In his fortress castle in Malta, Aldus Reichmann is taken to task by a cardinal for losing contact with Valentin whose whole team seems to have been destroyed. The cardinal is also annoyed because it seems that Bravo Shaw, the current leader of the Haute Cour (the cabinet of the Gnostic Observatines) has had the members dispersed hence Aldus is charged with using his own mercenaries to finally eliminate the Observatines and find out what has happened to Valentin and his discoveries. Bravo Shaw is actually in Istanbul when he is confronted by Maura, Valentin’s wife and further warned of the imminent danger by Fra Leoni.

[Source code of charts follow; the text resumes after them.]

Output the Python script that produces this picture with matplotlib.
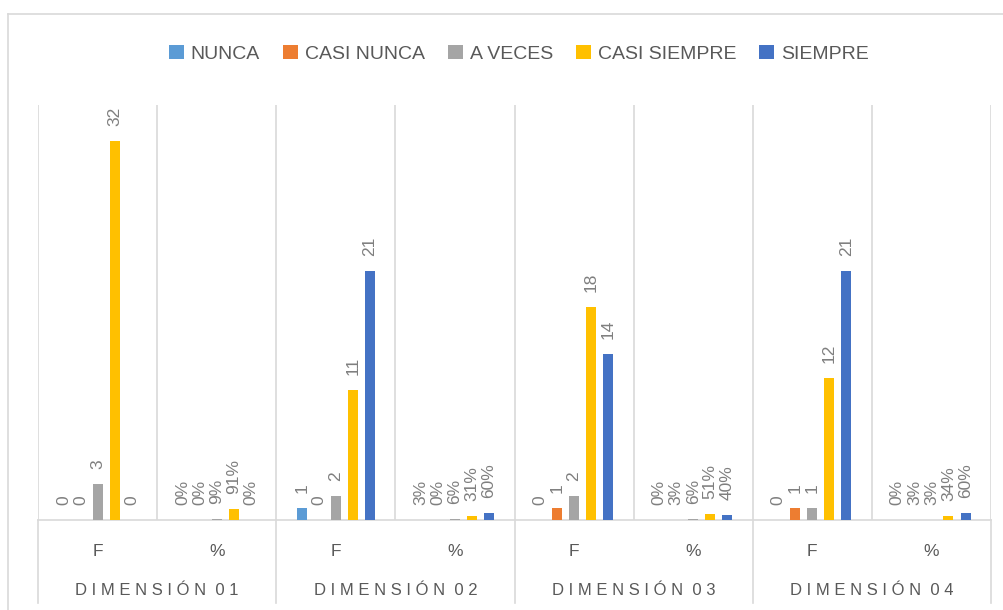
import numpy as np
import matplotlib
matplotlib.use("Agg")
import matplotlib.pyplot as plt
from matplotlib.lines import Line2D
from matplotlib.patches import Patch

plt.rcParams["font.family"] = "Liberation Sans"

# Chart data
categories = ["F", "%", "F", "%", "F", "%", "F", "%"]
dimensions = ["DIMENSIÓN 01", "DIMENSIÓN 02", "DIMENSIÓN 03", "DIMENSIÓN 04"]
series_names = ["NUNCA", "CASI NUNCA", "A VECES", "CASI SIEMPRE", "SIEMPRE"]
nunca = [0, 0.00, 1, 0.03, 0, 0.00, 0, 0.00]
casi_nunca = [0, 0.00, 0, 0.00, 1, 0.03, 1, 0.03]
a_veces = [3, 0.09, 2, 0.06, 2, 0.06, 1, 0.03]
casi_siempre = [32, 0.91, 11, 0.31, 18, 0.51, 12, 0.34]
siempre = [0, 0.00, 21, 0.60, 14, 0.40, 21, 0.60]

colors = ["#5B9BD5", "#ED7D31", "#A5A5A5", "#FFC000", "#4472C4"]
grid_col = "#D9D9D9"
label_col = "#7F7F7F"
text_col = "#595959"


def spaced(s):
    # Excel-style letter spacing for the outer axis labels
    return " ".join(s).replace("   ", "  ")


def main():
    fig = plt.figure(figsize=(10.04, 6.10), dpi=100)
    ax = fig.add_axes([38 / 1004, 1 - 520 / 610, (991 - 38) / 1004, (520 - 105) / 610])

    all_series = [nunca, casi_nunca, a_veces, casi_siempre, siempre]
    x = np.arange(len(categories))
    pitch = 0.143
    width = 0.084
    for i, (vals, col) in enumerate(zip(all_series, colors)):
        pos = x + (i - 2) * pitch
        ax.bar(pos, vals, width=width, color=col, zorder=3)
        for px, v, cat in zip(pos, vals, categories):
            lab = f"{v:.0%}" if cat == "%" else f"{v:g}"
            ax.annotate(lab, (px, v), xytext=(0, 15), textcoords="offset pixels",
                        rotation=90, ha="center", va="bottom",
                        fontsize=12.5, color=label_col)

    ax.set_xlim(-0.5, len(categories) - 0.5)
    ax.set_ylim(0, 35)

    # category separators above the baseline
    bounds = np.arange(len(categories) + 1) - 0.5
    for b in bounds:
        ax.axvline(b, color=grid_col, lw=1.2, zorder=1)
    ax.axhline(0, color=grid_col, lw=1.2, zorder=2, clip_on=False)

    # group separators continue below the baseline
    trans = ax.get_xaxis_transform()
    for b in bounds[::2]:
        ax.plot([b, b], [0, -0.2], color=grid_col, lw=1.2, transform=trans, clip_on=False)

    for xi, cat in zip(x, categories):
        ax.text(xi, -0.0747, cat, transform=trans, ha="center", va="center",
                fontsize=12.5, color=text_col)
    for gi, dim in enumerate(dimensions):
        ax.text(2 * gi + 0.5, -0.171, spaced(dim), transform=trans, ha="center",
                va="center", fontsize=12, color=text_col)

    for sp in ax.spines.values():
        sp.set_visible(False)
    ax.set_xticks([])
    ax.set_yticks([])

    # chart outer border (top and left visible)
    fig.add_artist(Line2D([8 / 1004, 1.0], [1 - 14 / 610, 1 - 14 / 610], color=grid_col, lw=1.2))
    fig.add_artist(Line2D([8 / 1004, 8 / 1004], [0.0, 1 - 14 / 610], color=grid_col, lw=1.2))

    handles = [Patch(facecolor=c, label=n) for c, n in zip(colors, series_names)]
    fig.legend(handles=handles, loc="center", bbox_to_anchor=(519 / 1004, 1 - 54 / 610),
               ncol=5, frameon=False, fontsize=14, handlelength=0.75, handleheight=0.75,
               handletextpad=0.35, columnspacing=1.2, labelcolor=text_col)

    fig.savefig("out.png", dpi=100)
    plt.close(fig)


if __name__ == "__main__":
    main()
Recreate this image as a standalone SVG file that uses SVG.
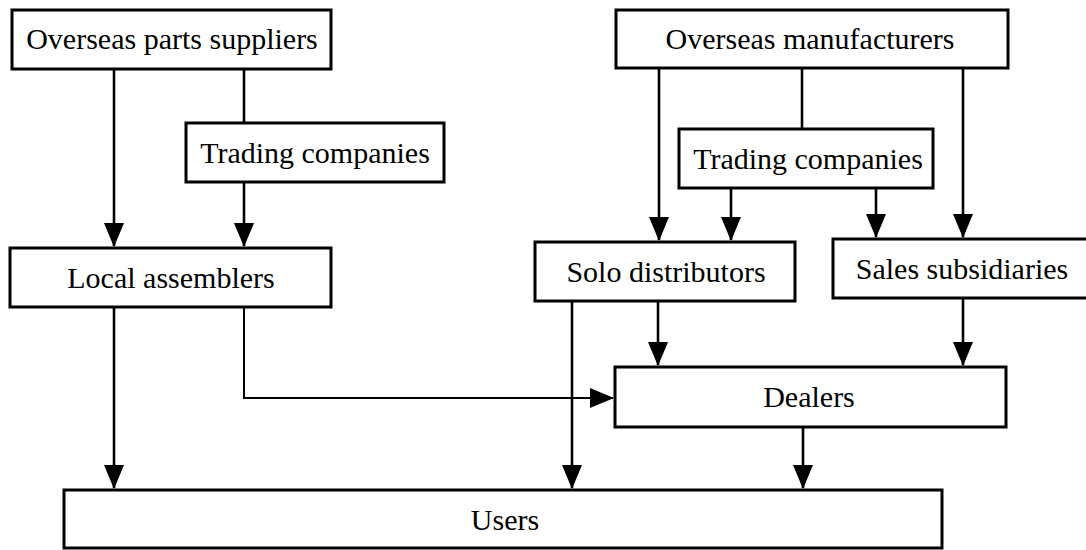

The ‘troops’ of both Bravo and Aldus Reichmann employ various methods to dispose of their enemy, including demons capable of possessing the bodies and souls of their victims before destroying them. A considerable number of characters and locations become involved, including a library with its attendant librarian in Egypt and a convent in Italy which is inhabited by somewhat unusual occupants who indulge in rather odd rituals.

The plot is somewhat complex and does tend to become confusing at times requiring mental alertness where people, locations and things like symbols are concerned but the whole novel seems to result in an ending which could be interpreted as somewhat incomplete. It is assumed this will allow at least one more book to be written in such a series. The book is enjoyable but certainly not just an “easy read” to while away the odd trip on train or aircraft. It is of course interesting to realise this is the author who wrote the Jason Bourne novels which also need some thinking about at times when reading them.